Things may be different in the US, but here in New Zealand (and Australia for that matter) there are precious few examples of publishing businesses that succeeded by killing print. Survived? Maybe. Success? No. By success I mean "grow the business and improve the bottom line". I can think of titles that shrank the business and boosted profits.

Felix Salmon says it's not going to work ... so why bother?

In a Facebook post, Jay Rosen has an answer of sorts: "the demise of the print product implies the obsolescence of the knowledge that gave rise to the product. That's a hard fact to face."

(This rant is not directed at Steve Y.) Somebody gets it. The failure of a local print product is a failure of the management of that product.

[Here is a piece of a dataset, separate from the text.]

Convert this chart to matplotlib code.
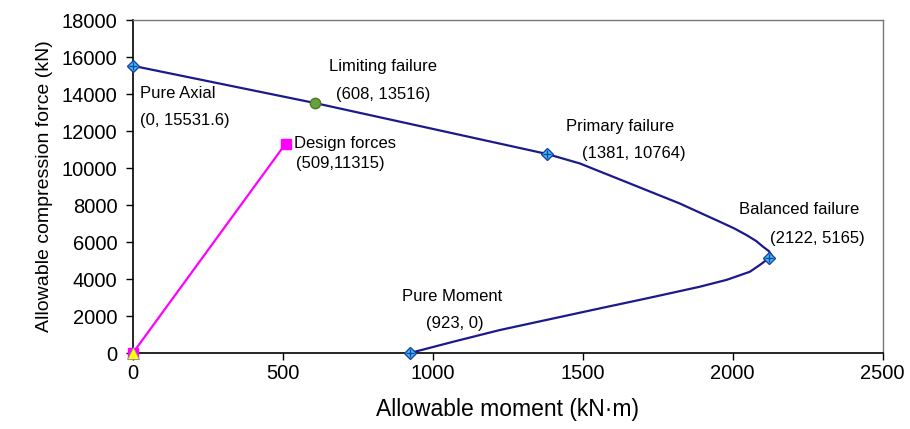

Can we please move past that so trendy but so ignorant term "dead tree" medium?" Trees used to print newspapers and to make other paper products are grown for that purpose. Trees are a cash crop, planted and grown to be harvested. Print products, through the use of recycled paper, also reduce by tons and tons the amount of waste going into landfills. "Dead tree" is a trite, condescending term used as a disparaging adjective for any number of industries that remain vital to this earth's economy and ecology.